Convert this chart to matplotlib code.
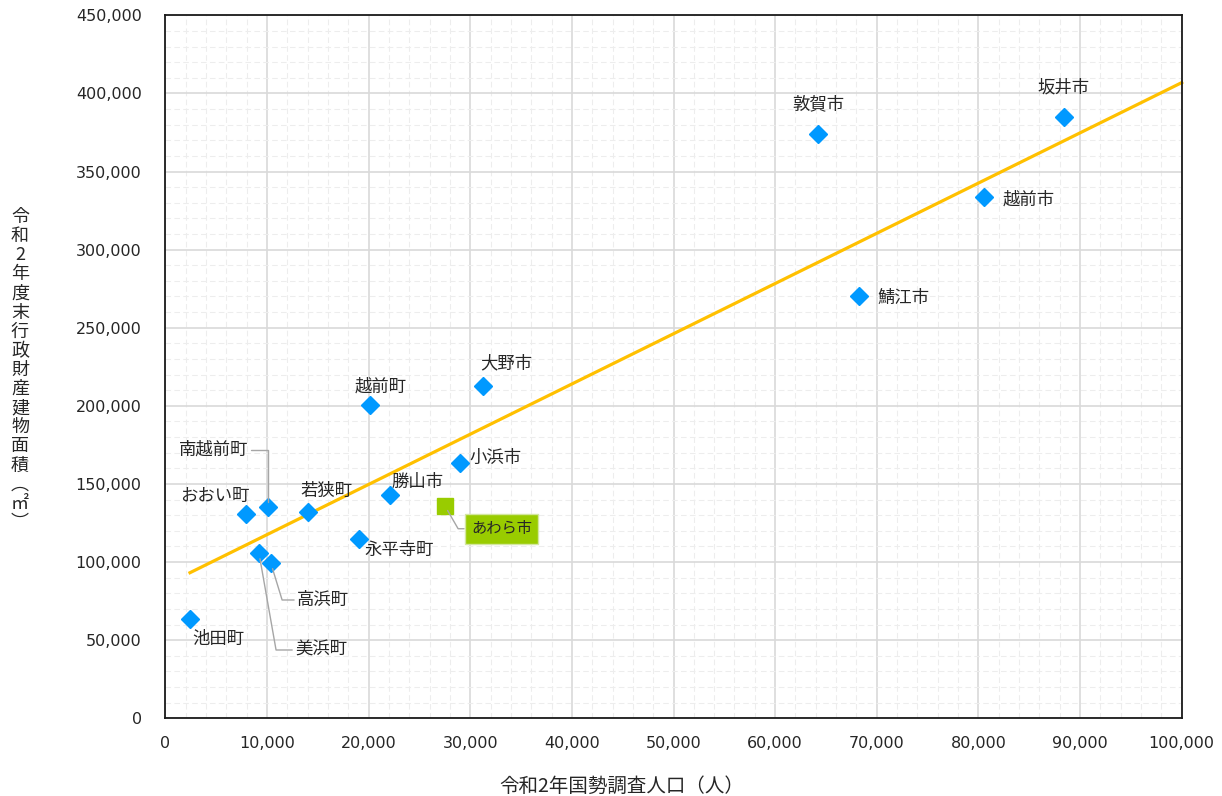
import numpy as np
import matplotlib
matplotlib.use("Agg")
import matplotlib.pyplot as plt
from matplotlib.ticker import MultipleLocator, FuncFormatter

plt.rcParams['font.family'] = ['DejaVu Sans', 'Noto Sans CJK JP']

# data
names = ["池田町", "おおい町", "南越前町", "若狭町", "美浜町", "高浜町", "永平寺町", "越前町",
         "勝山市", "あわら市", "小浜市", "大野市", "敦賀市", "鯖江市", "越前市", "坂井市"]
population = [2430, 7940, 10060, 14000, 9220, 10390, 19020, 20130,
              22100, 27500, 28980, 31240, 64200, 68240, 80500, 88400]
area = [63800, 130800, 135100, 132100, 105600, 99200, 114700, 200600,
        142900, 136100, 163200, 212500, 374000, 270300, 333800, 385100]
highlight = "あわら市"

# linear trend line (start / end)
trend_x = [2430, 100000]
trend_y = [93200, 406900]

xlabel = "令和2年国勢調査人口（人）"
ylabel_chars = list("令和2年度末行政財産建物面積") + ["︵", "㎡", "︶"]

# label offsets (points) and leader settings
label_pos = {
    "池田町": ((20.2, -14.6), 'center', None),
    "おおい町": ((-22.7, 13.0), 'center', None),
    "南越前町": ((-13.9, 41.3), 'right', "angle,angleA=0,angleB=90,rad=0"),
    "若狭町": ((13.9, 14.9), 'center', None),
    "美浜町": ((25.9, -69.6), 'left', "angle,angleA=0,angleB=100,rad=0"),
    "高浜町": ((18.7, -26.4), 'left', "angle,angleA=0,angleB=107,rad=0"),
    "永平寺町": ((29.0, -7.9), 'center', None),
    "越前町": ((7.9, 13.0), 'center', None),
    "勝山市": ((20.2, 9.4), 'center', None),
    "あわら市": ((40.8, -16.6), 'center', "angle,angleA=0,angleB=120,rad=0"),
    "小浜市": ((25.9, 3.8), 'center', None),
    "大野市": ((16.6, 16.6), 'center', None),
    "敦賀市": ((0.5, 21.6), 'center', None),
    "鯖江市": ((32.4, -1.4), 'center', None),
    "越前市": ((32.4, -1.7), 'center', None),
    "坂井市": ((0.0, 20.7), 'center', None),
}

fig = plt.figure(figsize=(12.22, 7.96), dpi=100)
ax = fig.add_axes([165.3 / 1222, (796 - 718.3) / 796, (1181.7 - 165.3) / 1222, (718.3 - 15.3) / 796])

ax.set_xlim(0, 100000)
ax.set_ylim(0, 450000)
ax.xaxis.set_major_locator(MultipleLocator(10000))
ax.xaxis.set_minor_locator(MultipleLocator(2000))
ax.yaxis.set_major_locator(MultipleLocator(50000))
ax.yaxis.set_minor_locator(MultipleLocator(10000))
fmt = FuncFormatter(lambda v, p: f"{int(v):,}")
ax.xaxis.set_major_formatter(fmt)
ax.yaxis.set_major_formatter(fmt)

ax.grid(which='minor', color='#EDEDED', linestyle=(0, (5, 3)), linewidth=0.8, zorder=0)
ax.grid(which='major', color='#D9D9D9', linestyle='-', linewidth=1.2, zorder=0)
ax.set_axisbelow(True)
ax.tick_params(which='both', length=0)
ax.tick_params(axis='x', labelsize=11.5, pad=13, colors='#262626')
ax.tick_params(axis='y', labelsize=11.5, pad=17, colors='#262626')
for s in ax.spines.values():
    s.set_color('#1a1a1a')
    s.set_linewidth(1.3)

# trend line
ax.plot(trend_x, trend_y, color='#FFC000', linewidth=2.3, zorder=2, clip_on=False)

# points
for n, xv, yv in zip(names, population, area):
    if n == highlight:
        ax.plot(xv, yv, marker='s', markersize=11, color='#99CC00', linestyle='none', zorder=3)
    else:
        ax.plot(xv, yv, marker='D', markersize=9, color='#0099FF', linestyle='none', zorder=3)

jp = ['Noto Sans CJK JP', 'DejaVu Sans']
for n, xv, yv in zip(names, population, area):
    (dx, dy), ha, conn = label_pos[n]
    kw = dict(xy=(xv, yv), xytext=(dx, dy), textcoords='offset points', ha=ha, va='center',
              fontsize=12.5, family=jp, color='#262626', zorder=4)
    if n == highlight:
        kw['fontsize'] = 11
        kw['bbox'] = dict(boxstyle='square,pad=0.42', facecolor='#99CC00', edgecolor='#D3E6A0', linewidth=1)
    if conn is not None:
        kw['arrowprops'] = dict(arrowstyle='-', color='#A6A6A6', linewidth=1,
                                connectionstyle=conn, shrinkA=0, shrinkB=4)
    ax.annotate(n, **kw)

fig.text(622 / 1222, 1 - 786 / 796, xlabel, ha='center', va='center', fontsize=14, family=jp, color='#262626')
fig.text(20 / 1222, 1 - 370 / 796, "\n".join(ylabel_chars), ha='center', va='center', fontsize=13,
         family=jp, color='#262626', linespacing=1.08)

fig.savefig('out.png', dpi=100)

Goal:
Look above for every line with the word "chart" and copy it.

Expected answer:
Convert this chart to matplotlib code.

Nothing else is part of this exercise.